### Problem requirements
Your task is to copy the listing exactly, with the pictures left out.

### Data for the task

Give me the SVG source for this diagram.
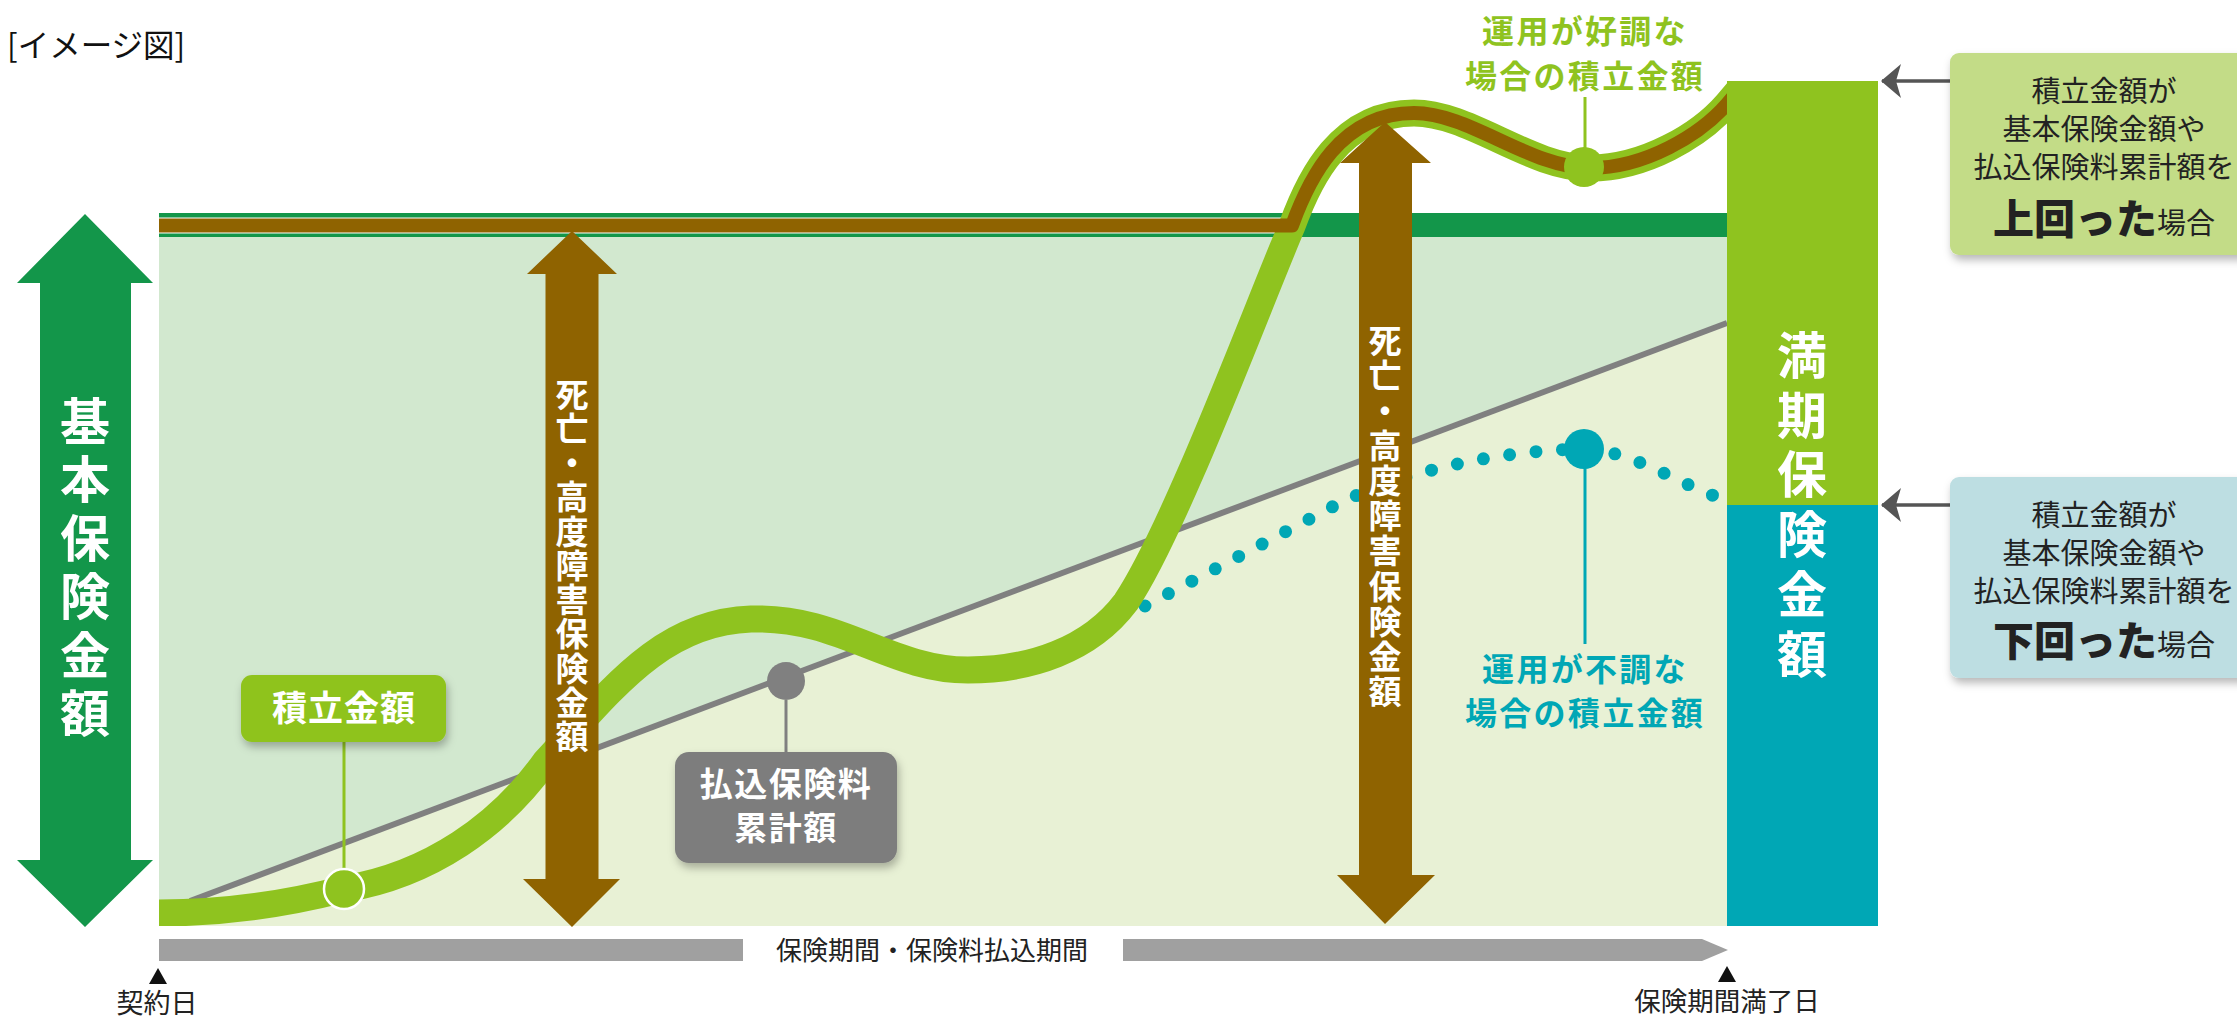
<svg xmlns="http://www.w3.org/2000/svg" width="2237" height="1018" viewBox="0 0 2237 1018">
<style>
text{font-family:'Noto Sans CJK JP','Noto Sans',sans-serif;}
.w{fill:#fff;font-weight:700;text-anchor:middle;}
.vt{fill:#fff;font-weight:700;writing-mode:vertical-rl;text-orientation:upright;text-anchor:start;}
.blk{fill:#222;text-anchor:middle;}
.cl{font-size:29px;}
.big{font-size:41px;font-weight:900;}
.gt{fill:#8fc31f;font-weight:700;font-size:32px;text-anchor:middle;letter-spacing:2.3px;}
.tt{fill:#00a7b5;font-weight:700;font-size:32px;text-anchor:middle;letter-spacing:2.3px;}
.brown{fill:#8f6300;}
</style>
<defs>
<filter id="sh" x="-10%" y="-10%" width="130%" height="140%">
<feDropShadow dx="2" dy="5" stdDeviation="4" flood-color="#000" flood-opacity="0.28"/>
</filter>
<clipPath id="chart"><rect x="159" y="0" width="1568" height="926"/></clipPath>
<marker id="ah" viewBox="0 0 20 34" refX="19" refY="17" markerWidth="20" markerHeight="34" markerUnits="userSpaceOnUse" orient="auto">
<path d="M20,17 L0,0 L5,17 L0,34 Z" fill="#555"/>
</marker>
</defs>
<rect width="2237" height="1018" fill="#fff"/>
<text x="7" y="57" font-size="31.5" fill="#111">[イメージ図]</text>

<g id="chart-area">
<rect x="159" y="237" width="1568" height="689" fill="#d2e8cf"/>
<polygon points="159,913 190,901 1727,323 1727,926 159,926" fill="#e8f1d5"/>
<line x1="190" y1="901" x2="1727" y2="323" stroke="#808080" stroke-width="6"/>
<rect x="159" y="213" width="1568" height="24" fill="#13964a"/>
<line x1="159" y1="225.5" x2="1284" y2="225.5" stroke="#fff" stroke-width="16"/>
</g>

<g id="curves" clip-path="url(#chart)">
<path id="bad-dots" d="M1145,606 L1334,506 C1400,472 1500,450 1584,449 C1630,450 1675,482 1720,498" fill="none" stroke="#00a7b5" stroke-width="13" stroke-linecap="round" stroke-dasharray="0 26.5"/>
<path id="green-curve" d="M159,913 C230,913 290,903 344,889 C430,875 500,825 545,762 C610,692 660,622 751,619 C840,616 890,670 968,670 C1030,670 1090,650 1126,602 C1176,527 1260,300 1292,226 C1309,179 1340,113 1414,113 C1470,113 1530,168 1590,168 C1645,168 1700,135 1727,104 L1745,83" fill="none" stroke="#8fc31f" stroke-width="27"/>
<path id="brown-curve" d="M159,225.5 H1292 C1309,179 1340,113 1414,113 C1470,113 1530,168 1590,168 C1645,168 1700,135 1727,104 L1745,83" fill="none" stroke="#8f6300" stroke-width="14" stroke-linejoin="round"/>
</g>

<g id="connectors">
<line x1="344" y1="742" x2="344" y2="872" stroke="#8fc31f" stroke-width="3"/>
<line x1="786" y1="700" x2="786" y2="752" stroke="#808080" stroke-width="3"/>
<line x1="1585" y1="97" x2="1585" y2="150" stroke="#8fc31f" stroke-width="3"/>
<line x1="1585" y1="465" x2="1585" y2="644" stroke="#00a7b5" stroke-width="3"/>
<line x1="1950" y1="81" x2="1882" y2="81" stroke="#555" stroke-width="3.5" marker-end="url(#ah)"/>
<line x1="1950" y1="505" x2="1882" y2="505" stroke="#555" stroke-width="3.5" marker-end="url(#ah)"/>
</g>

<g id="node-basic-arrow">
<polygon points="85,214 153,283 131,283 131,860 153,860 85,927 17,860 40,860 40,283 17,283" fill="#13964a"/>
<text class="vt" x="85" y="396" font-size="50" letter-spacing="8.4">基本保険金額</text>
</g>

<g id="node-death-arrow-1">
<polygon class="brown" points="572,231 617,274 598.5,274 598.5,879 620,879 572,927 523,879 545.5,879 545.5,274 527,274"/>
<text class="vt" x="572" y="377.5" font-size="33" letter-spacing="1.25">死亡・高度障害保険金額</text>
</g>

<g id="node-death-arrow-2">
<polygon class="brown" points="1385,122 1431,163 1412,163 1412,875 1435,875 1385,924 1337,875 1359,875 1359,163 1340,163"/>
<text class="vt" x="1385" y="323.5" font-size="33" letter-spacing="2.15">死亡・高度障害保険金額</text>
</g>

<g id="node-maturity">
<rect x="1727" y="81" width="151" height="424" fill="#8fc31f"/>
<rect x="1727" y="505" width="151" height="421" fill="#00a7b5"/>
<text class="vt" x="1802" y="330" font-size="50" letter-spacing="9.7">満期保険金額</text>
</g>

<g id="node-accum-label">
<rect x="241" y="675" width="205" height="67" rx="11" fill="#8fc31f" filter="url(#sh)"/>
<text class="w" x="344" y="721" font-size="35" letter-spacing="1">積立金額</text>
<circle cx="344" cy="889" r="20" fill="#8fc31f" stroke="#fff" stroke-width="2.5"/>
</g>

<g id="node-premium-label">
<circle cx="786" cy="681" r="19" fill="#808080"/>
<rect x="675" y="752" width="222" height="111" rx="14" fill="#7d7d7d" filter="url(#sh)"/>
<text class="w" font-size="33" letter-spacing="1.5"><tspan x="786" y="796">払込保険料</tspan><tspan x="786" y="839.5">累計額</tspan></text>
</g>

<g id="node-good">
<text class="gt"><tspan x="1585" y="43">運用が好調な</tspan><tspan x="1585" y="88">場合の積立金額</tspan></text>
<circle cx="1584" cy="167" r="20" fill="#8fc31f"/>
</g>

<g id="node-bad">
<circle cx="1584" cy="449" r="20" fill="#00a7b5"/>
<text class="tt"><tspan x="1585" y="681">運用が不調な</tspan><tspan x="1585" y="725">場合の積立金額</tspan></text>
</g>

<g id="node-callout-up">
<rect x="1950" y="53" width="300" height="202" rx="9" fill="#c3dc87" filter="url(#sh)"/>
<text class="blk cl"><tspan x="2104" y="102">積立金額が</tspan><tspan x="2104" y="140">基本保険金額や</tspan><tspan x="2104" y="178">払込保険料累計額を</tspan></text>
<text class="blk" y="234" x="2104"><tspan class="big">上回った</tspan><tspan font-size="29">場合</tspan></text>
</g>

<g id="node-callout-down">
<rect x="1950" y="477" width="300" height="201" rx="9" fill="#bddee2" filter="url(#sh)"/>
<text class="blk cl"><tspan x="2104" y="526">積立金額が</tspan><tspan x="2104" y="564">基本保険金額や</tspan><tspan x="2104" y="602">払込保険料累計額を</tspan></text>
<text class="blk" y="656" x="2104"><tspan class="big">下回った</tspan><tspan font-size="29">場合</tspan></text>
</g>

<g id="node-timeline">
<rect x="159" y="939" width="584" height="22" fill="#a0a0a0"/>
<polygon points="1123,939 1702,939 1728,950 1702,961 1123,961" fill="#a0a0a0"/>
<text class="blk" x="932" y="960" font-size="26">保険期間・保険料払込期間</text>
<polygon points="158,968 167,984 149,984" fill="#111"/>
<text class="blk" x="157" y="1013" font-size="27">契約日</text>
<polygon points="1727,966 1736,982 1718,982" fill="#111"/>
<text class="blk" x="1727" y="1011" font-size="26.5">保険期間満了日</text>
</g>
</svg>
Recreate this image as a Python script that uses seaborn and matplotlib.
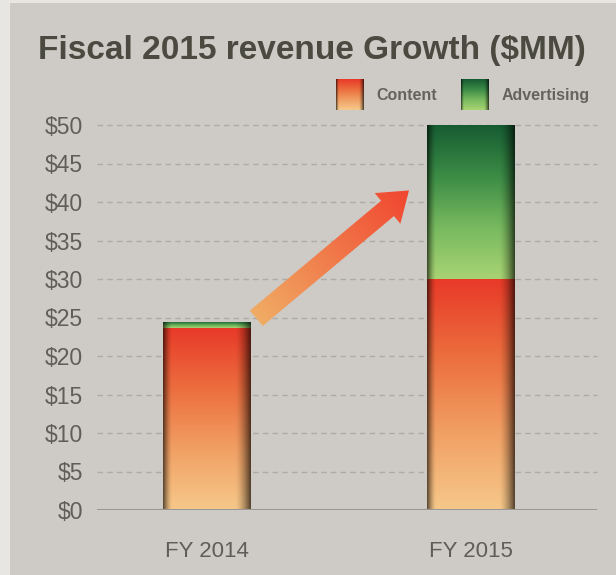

### Expected answer
Give me the SVG source for this diagram.
<svg xmlns="http://www.w3.org/2000/svg" width="2237" height="1018" viewBox="0 0 2237 1018">
<style>
text{font-family:'Noto Sans CJK JP','Noto Sans',sans-serif;}
.w{fill:#fff;font-weight:700;text-anchor:middle;}
.vt{fill:#fff;font-weight:700;writing-mode:vertical-rl;text-orientation:upright;text-anchor:start;}
.blk{fill:#222;text-anchor:middle;}
.cl{font-size:29px;}
.big{font-size:41px;font-weight:900;}
.gt{fill:#8fc31f;font-weight:700;font-size:32px;text-anchor:middle;letter-spacing:2.3px;}
.tt{fill:#00a7b5;font-weight:700;font-size:32px;text-anchor:middle;letter-spacing:2.3px;}
.brown{fill:#8f6300;}
</style>
<defs>
<filter id="sh" x="-10%" y="-10%" width="130%" height="140%">
<feDropShadow dx="2" dy="5" stdDeviation="4" flood-color="#000" flood-opacity="0.28"/>
</filter>
<clipPath id="chart"><rect x="159" y="0" width="1568" height="926"/></clipPath>
<marker id="ah" viewBox="0 0 20 34" refX="19" refY="17" markerWidth="20" markerHeight="34" markerUnits="userSpaceOnUse" orient="auto">
<path d="M20,17 L0,0 L5,17 L0,34 Z" fill="#555"/>
</marker>
</defs>
<rect width="2237" height="1018" fill="#fff"/>
<text x="7" y="57" font-size="31.5" fill="#111">[イメージ図]</text>

<g id="chart-area">
<rect x="159" y="237" width="1568" height="689" fill="#d2e8cf"/>
<polygon points="159,913 190,901 1727,323 1727,926 159,926" fill="#e8f1d5"/>
<line x1="190" y1="901" x2="1727" y2="323" stroke="#808080" stroke-width="6"/>
<rect x="159" y="213" width="1568" height="24" fill="#13964a"/>
<line x1="159" y1="225.5" x2="1284" y2="225.5" stroke="#fff" stroke-width="16"/>
</g>

<g id="curves" clip-path="url(#chart)">
<path id="bad-dots" d="M1145,606 L1334,506 C1400,472 1500,450 1584,449 C1630,450 1675,482 1720,498" fill="none" stroke="#00a7b5" stroke-width="13" stroke-linecap="round" stroke-dasharray="0 26.5"/>
<path id="green-curve" d="M159,913 C230,913 290,903 344,889 C430,875 500,825 545,762 C610,692 660,622 751,619 C840,616 890,670 968,670 C1030,670 1090,650 1126,602 C1176,527 1260,300 1292,226 C1309,179 1340,113 1414,113 C1470,113 1530,168 1590,168 C1645,168 1700,135 1727,104 L1745,83" fill="none" stroke="#8fc31f" stroke-width="27"/>
<path id="brown-curve" d="M159,225.5 H1292 C1309,179 1340,113 1414,113 C1470,113 1530,168 1590,168 C1645,168 1700,135 1727,104 L1745,83" fill="none" stroke="#8f6300" stroke-width="14" stroke-linejoin="round"/>
</g>

<g id="connectors">
<line x1="344" y1="742" x2="344" y2="872" stroke="#8fc31f" stroke-width="3"/>
<line x1="786" y1="700" x2="786" y2="752" stroke="#808080" stroke-width="3"/>
<line x1="1585" y1="97" x2="1585" y2="150" stroke="#8fc31f" stroke-width="3"/>
<line x1="1585" y1="465" x2="1585" y2="644" stroke="#00a7b5" stroke-width="3"/>
<line x1="1950" y1="81" x2="1882" y2="81" stroke="#555" stroke-width="3.5" marker-end="url(#ah)"/>
<line x1="1950" y1="505" x2="1882" y2="505" stroke="#555" stroke-width="3.5" marker-end="url(#ah)"/>
</g>

<g id="node-basic-arrow">
<polygon points="85,214 153,283 131,283 131,860 153,860 85,927 17,860 40,860 40,283 17,283" fill="#13964a"/>
<text class="vt" x="85" y="396" font-size="50" letter-spacing="8.4">基本保険金額</text>
</g>

<g id="node-death-arrow-1">
<polygon class="brown" points="572,231 617,274 598.5,274 598.5,879 620,879 572,927 523,879 545.5,879 545.5,274 527,274"/>
<text class="vt" x="572" y="377.5" font-size="33" letter-spacing="1.25">死亡・高度障害保険金額</text>
</g>

<g id="node-death-arrow-2">
<polygon class="brown" points="1385,122 1431,163 1412,163 1412,875 1435,875 1385,924 1337,875 1359,875 1359,163 1340,163"/>
<text class="vt" x="1385" y="323.5" font-size="33" letter-spacing="2.15">死亡・高度障害保険金額</text>
</g>

<g id="node-maturity">
<rect x="1727" y="81" width="151" height="424" fill="#8fc31f"/>
<rect x="1727" y="505" width="151" height="421" fill="#00a7b5"/>
<text class="vt" x="1802" y="330" font-size="50" letter-spacing="9.7">満期保険金額</text>
</g>

<g id="node-accum-label">
<rect x="241" y="675" width="205" height="67" rx="11" fill="#8fc31f" filter="url(#sh)"/>
<text class="w" x="344" y="721" font-size="35" letter-spacing="1">積立金額</text>
<circle cx="344" cy="889" r="20" fill="#8fc31f" stroke="#fff" stroke-width="2.5"/>
</g>

<g id="node-premium-label">
<circle cx="786" cy="681" r="19" fill="#808080"/>
<rect x="675" y="752" width="222" height="111" rx="14" fill="#7d7d7d" filter="url(#sh)"/>
<text class="w" font-size="33" letter-spacing="1.5"><tspan x="786" y="796">払込保険料</tspan><tspan x="786" y="839.5">累計額</tspan></text>
</g>

<g id="node-good">
<text class="gt"><tspan x="1585" y="43">運用が好調な</tspan><tspan x="1585" y="88">場合の積立金額</tspan></text>
<circle cx="1584" cy="167" r="20" fill="#8fc31f"/>
</g>

<g id="node-bad">
<circle cx="1584" cy="449" r="20" fill="#00a7b5"/>
<text class="tt"><tspan x="1585" y="681">運用が不調な</tspan><tspan x="1585" y="725">場合の積立金額</tspan></text>
</g>

<g id="node-callout-up">
<rect x="1950" y="53" width="300" height="202" rx="9" fill="#c3dc87" filter="url(#sh)"/>
<text class="blk cl"><tspan x="2104" y="102">積立金額が</tspan><tspan x="2104" y="140">基本保険金額や</tspan><tspan x="2104" y="178">払込保険料累計額を</tspan></text>
<text class="blk" y="234" x="2104"><tspan class="big">上回った</tspan><tspan font-size="29">場合</tspan></text>
</g>

<g id="node-callout-down">
<rect x="1950" y="477" width="300" height="201" rx="9" fill="#bddee2" filter="url(#sh)"/>
<text class="blk cl"><tspan x="2104" y="526">積立金額が</tspan><tspan x="2104" y="564">基本保険金額や</tspan><tspan x="2104" y="602">払込保険料累計額を</tspan></text>
<text class="blk" y="656" x="2104"><tspan class="big">下回った</tspan><tspan font-size="29">場合</tspan></text>
</g>

<g id="node-timeline">
<rect x="159" y="939" width="584" height="22" fill="#a0a0a0"/>
<polygon points="1123,939 1702,939 1728,950 1702,961 1123,961" fill="#a0a0a0"/>
<text class="blk" x="932" y="960" font-size="26">保険期間・保険料払込期間</text>
<polygon points="158,968 167,984 149,984" fill="#111"/>
<text class="blk" x="157" y="1013" font-size="27">契約日</text>
<polygon points="1727,966 1736,982 1718,982" fill="#111"/>
<text class="blk" x="1727" y="1011" font-size="26.5">保険期間満了日</text>
</g>
</svg>
Recreate this image as a Python script that uses seaborn and matplotlib.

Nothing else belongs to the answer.